Buoy 10 season is in full swing on the Columbia River and our season is going to last longer than expected. ODFW preplanned a few closure dates to give us a Chinook season through Labor Day. After that we switched to a Coho only fishery for a few days and now the river is wide open for retention of all Chinook both native and hatchery in addition to hatchery Coho. More and more salmon are moving into the river every day, giving us more prime opportunities to catch some of the freshest fish you’ll ever take home for dinner.
The ocean is wide open for salmon retention out of Astoria. As of August 26th, if you catch it, you keep it. That means Chinook and Coho, hatchery and native. Things can get pretty action-packed when we’re able to retain all salmon. It’s Buoy 10 season, with bright chrome Chinook and Coho biting anchovy and other offerings like Spinfish. Most fishing has been to the north of the river mouth in 50-90 feet of water. Nope, not very far out. The high tide bite on the green line has been super consistent.
The tuna are here! Legion’s Mercy can be from the tips to the fishing grounds in an hour at that distance. We have 400 pounds of ice and a fish hold that can carry 50 tuna. I’ll just say it right now, please don’t catch 50 tuna. That would be absurd, but whatever, the capacity is great for keeping the sashimi cold 🙂 The flat oceans of summer and blue water moving close to shore is something many never experience.
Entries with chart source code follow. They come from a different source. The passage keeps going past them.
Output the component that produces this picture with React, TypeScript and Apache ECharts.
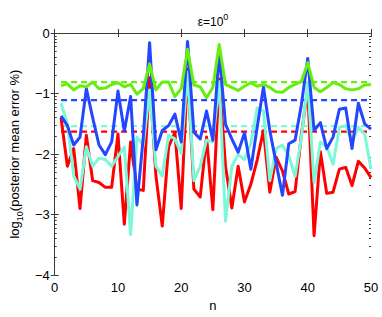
import React, { useEffect, useRef } from "react";
import * as echarts from "echarts";

const nValues = [
  1, 2, 3, 4, 5, 6, 7, 8, 9, 10, 11, 12, 13, 14, 15, 16, 17, 18, 19, 20, 21, 22, 23, 24, 25,
  26, 27, 28, 29, 30, 31, 32, 33, 34, 35, 36, 37, 38, 39, 40, 41, 42, 43, 44, 45, 46, 47, 48, 49, 50,
];

const redValues = [
  -1.4, -2.2, -1.91, -2.9, -1.69, -2.44, -2.47, -2.55, -2.55, -1.67,
  -3.16, -1.8, -2.58, -2.6, -0.74, -2.36, -3.19, -1.88, -1.64, -2.9,
  -0.6, -2.58, -2.71, -1.72, -2.92, -0.76, -2.2, -2.89, -2.2, -2.79,
  -2.5, -2.1, -1.61, -2.63, -2.05, -2.28, -2.66, -2.62, -1.67, -0.92,
  -3.35, -1.96, -2.65, -2.63, -2.25, -2.22, -2.52, -2.12, -2.23, -2.39,
];

const blueValues = [
  -1.37, -1.53, -1.85, -1.72, -0.92, -1.4, -1.85, -2.01, -1.8, -0.96,
  -1.62, -1.05, -2.84, -1.72, -0.16, -1.93, -1.61, -1.53, -1.34, -1.8,
  -0.14, -1.64, -1.75, -1.29, -1.77, -0.32, -1.51, -1.75, -1.97, -1.65,
  -2.25, -1.56, -0.89, -1.61, -2.15, -2.68, -1.83, -1.77, -1.18, -0.42,
  -1.61, -1.48, -1.91, -1.72, -1.26, -1.24, -1.91, -1.16, -1.5, -1.59,
];

const cyanValues = [
  -1.16, -1.5, -2.36, -2.58, -1.88, -2.2, -2.07, -2.09, -2.2, -2.04,
  -1.88, -3.33, -1.72, -1.85, -0.94, -2.2, -2.36, -1.69, -1.75, -1.99,
  -0.65, -2.44, -2.2, -1.77, -1.8, -0.8, -3.11, -2.2, -2.01, -2.09,
  -1.83, -1.24, -1.29, -2.44, -1.91, -1.85, -2.03, -2.37, -1.72, -0.81,
  -2.47, -1.8, -1.88, -2.17, -1.56, -1.53, -1.8, -1.56, -1.67, -2.25,
];

const greenValues = [
  -0.87, -0.84, -0.94, -0.87, -0.89, -0.81, -0.92, -0.91, -0.85, -0.82,
  -0.89, -0.85, -1.01, -0.92, -0.51, -0.94, -0.81, -0.81, -1.05, -0.92,
  -0.27, -0.86, -0.89, -1.07, -0.9, -0.19, -0.85, -0.9, -0.95, -0.88,
  -0.82, -0.88, -0.85, -0.9, -0.97, -0.98, -0.9, -0.85, -0.8, -0.49,
  -0.9, -0.97, -0.9, -0.82, -0.85, -0.92, -0.94, -0.92, -0.86, -0.85,
];

const meanValues = { red: -1.63, blue: -1.11, cyan: -1.54, green: -0.81 };

const xTicks = [0, 10, 20, 30, 40, 50];
const yTicks = [-4, -3, -2, -1, 0];
const minorMultipliers = [2, 3, 4, 5, 6, 7, 8, 9];

const COLORS = {
  red: "#ff0000",
  blue: "#2446ff",
  cyan: "#7cf7d8",
  green: "#66ee0e",
};

const FONT = "'Liberation Sans', Arial, Helvetica, sans-serif";
const AXIS_COLOR = "#3a3a3a";

function pairs(vals: number[]) {
  return nValues.map((n, i) => [n, vals[i]]);
}

function meanLine(v: number) {
  return [
    [nValues[0], v],
    [nValues[nValues.length - 1], v],
  ];
}

export default function App() {
  const ref = useRef<HTMLDivElement>(null);

  useEffect(() => {
    if (!ref.current) return;
    const chart = echarts.init(ref.current, null, { renderer: "svg" });

    const minorVals: number[] = [];
    for (let k = yTicks[0]; k < yTicks[yTicks.length - 1]; k++) {
      minorMultipliers.forEach((m) => minorVals.push(k + Math.log10(m)));
    }

    const fmt = (v: number) => String(v).replace("-", "\u2212");

    const baseY = {
      type: "value",
      min: yTicks[0],
      max: yTicks[yTicks.length - 1],
      interval: 1,
      splitLine: { show: false },
    };
    const baseX = {
      type: "value",
      min: xTicks[0],
      max: xTicks[xTicks.length - 1],
      interval: 10,
      splitLine: { show: false },
    };

    const solid = (name: string, vals: number[], color: string) => ({
      name,
      type: "line",
      data: pairs(vals),
      showSymbol: false,
      symbol: "none",
      lineStyle: { color, width: 3, join: "round" },
      itemStyle: { color },
      z: 3,
    });
    const dashed = (name: string, v: number, color: string) => ({
      name,
      type: "line",
      data: meanLine(v),
      showSymbol: false,
      symbol: "none",
      lineStyle: { color, width: 2.2, type: [6, 4] },
      z: 2,
    });

    chart.setOption({
      animation: false,
      backgroundColor: "#ffffff",
      textStyle: { fontFamily: FONT },
      title: {
        text: "{a|\u03b5=10}{sup|0}",
        left: 208,
        textAlign: "center",
        top: 7,
        textStyle: {
          fontWeight: "normal",
          rich: {
            a: { fontSize: 12, fontWeight: "normal", fontFamily: FONT, color: "#000", lineHeight: 16, verticalAlign: "bottom" },
            sup: { fontSize: 9, fontWeight: "normal", fontFamily: FONT, color: "#000", lineHeight: 16, verticalAlign: "bottom", padding: [0, 0, 7, 0] },
          },
        },
      },
      grid: { left: 47, right: 11, top: 33, bottom: 35, containLabel: false },
      xAxis: [
        {
          ...baseX,
          position: "bottom",
          name: "n",
          nameLocation: "middle",
          nameGap: 23,
          nameTextStyle: { fontSize: 13, color: "#000", fontFamily: FONT },
          axisLine: { show: true, lineStyle: { color: AXIS_COLOR, width: 1 } },
          axisTick: { show: true, inside: true, length: 4, lineStyle: { color: AXIS_COLOR } },
          axisLabel: { show: true, fontSize: 13, color: "#000", margin: 6, fontFamily: FONT },
        },
        {
          ...baseX,
          position: "top",
          axisLine: { show: true, lineStyle: { color: AXIS_COLOR, width: 1 } },
          axisTick: { show: true, inside: true, length: 4, lineStyle: { color: AXIS_COLOR } },
          axisLabel: { show: false },
        },
      ],
      yAxis: [
        {
          ...baseY,
          position: "left",
          name: "{a|log}{sub|10}{a|(posterior mean error %)}",
          nameLocation: "middle",
          nameGap: 30,
          nameRotate: 90,
          nameTextStyle: {
            rich: {
              a: { fontSize: 13, fontFamily: FONT, color: "#000", lineHeight: 16, verticalAlign: "top" },
              sub: { fontSize: 9, fontFamily: FONT, color: "#000", lineHeight: 16, verticalAlign: "top", padding: [7, 0, 0, 0] },
            },
          },
          axisLine: { show: true, lineStyle: { color: AXIS_COLOR, width: 1 } },
          axisTick: { show: true, inside: true, length: 4, lineStyle: { color: AXIS_COLOR } },
          axisLabel: { show: true, fontSize: 13, color: "#000", margin: 5, fontFamily: FONT, formatter: fmt },
        },
        {
          ...baseY,
          position: "right",
          axisLine: { show: true, lineStyle: { color: AXIS_COLOR, width: 1 } },
          axisTick: { show: true, inside: true, length: 4, lineStyle: { color: AXIS_COLOR } },
          axisLabel: { show: false },
        },
        {
          ...baseY,
          position: "left",
          axisLine: { show: false },
          axisTick: { show: true, inside: true, length: 2, customValues: minorVals, lineStyle: { color: AXIS_COLOR } },
          axisLabel: { show: false },
        },
        {
          ...baseY,
          position: "right",
          axisLine: { show: false },
          axisTick: { show: true, inside: true, length: 2, customValues: minorVals, lineStyle: { color: AXIS_COLOR } },
          axisLabel: { show: false },
        },
      ],
      series: [
        dashed("red mean", meanValues.red, COLORS.red),
        dashed("cyan mean", meanValues.cyan, COLORS.cyan),
        dashed("blue mean", meanValues.blue, COLORS.blue),
        dashed("green mean", meanValues.green, COLORS.green),
        solid("red", redValues, COLORS.red),
        solid("cyan", cyanValues, COLORS.cyan),
        solid("blue", blueValues, COLORS.blue),
        solid("green", greenValues, COLORS.green),
      ],
    });

    return () => chart.dispose();
  }, []);

  return <div ref={ref} style={{ width: 382, height: 317, position: "absolute", left: 0, top: 0 }} />;
}
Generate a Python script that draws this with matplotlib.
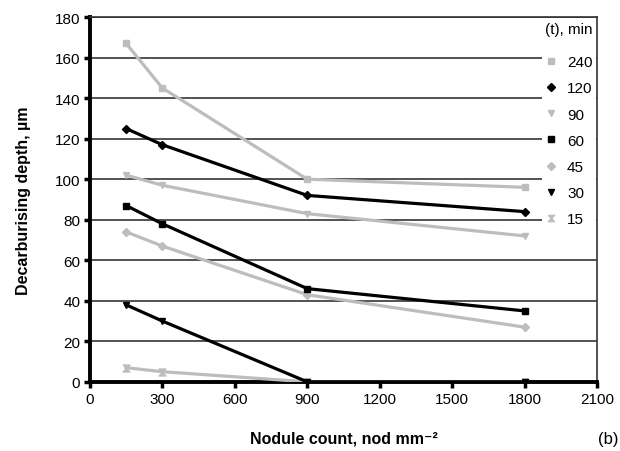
import matplotlib.pyplot as plt

plt.rcParams['font.family'] = ['Liberation Sans', 'DejaVu Sans']

# nodule count (nod mm^-2) and decarburising depth (um) per time (min)
nodules = [150, 300, 900, 1800]
times = ['240', '120', '90', '60', '45', '30', '15']
depth = {
    '240': [167, 145, 100, 96],
    '120': [125, 117, 92, 84],
    '90': [102, 97, 83, 72],
    '60': [87, 78, 46, 35],
    '45': [74, 67, 43, 27],
    '30': [38, 30, 0, 0],
    '15': [7, 5, 0, 0],
}

gray = '#bdbdbd'
hourglass = [(-1, 1), (1, 1), (-1, -1), (1, -1), (-1, 1)]
styles = {
    '240': (gray, 's'),
    '120': ('black', 'D'),
    '90': (gray, 'v'),
    '60': ('black', 's'),
    '45': (gray, 'D'),
    '30': ('black', 'v'),
    '15': (gray, hourglass),
}

fig = plt.figure(figsize=(6.2, 4.52), dpi=100)
ax = fig.add_axes([0.145, 0.153, 0.818, 0.807])

# draw short times first so the black 30 min line sits on top at depth 0
handles = {}
for i, t in enumerate(reversed(times)):
    color, marker = styles[t]
    ms = 4.5 if marker == 'D' else 5
    ax.plot(nodules, depth[t], color=color, lw=2.3, zorder=3 + 0.01 * i)
    h, = ax.plot(nodules, depth[t], ls='none', marker=marker, color=color,
                 markersize=ms, zorder=3.005 + 0.01 * i, label=t)
    handles[t] = h

ax.set_xlim(0, 2100)
ax.set_ylim(0, 180)
ax.set_xticks(range(0, 2101, 300))
ax.set_yticks(range(0, 181, 20))
ax.yaxis.grid(True, color='#444444', lw=1.3)
ax.set_axisbelow(True)

for s in ['left', 'bottom']:
    ax.spines[s].set_linewidth(2.8)
    ax.spines[s].set_color('black')
for s in ['top', 'right']:
    ax.spines[s].set_linewidth(1.2)
    ax.spines[s].set_color('#333333')
ax.tick_params(direction='out', length=4, width=2.5, labelsize=11, pad=3)

ax.set_ylabel('Decarburising depth, µm', fontsize=11.5, fontweight='bold', labelpad=17)
ax.set_xlabel('Nodule count, nod mm⁻²', fontsize=11.5, fontweight='bold', labelpad=18)
fig.text(0.997, 0.01, '(b)', fontsize=12, ha='right', va='bottom')

leg = ax.legend([handles[t] for t in times], times, title='(t), min',
                loc='upper right', bbox_to_anchor=(1.0, 1.0),
                fontsize=11, title_fontsize=11, frameon=True, fancybox=False,
                facecolor='white', edgecolor='none', framealpha=1,
                handlelength=0.7, handletextpad=0.7, labelspacing=0.8,
                borderaxespad=0.1, borderpad=0.2, alignment='right',
                markerscale=0.9)
leg._legend_box.sep = 14
leg.set_zorder(5)

fig.savefig('out.png', dpi=100)
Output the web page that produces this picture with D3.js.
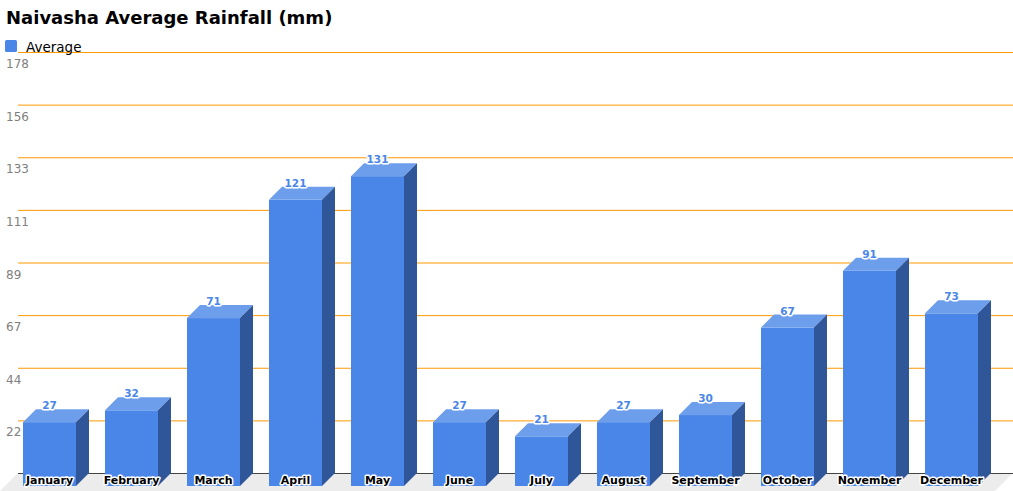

Reach out to get your date on Legion’s Mercy today!
It’s been good all year long and yes, the scenery hasn’t been bad either! Tillamook Head has been loaded with black rockfish and on light tackle it’s a blast. We’ve been catching fish around a variety of rock formations that come up from the bottom of the ocean and have even seen some top-water action. At that point, the spinning rods and one ounce jigs come out. The slow retrieves just get hammered and on light tackle just below the surface? Yes, it’s a lot of fun. We will often couple these trips with some ocean salmon. 25-30 black rocks and salmon? It’s how we do it this time of year out of Astoria!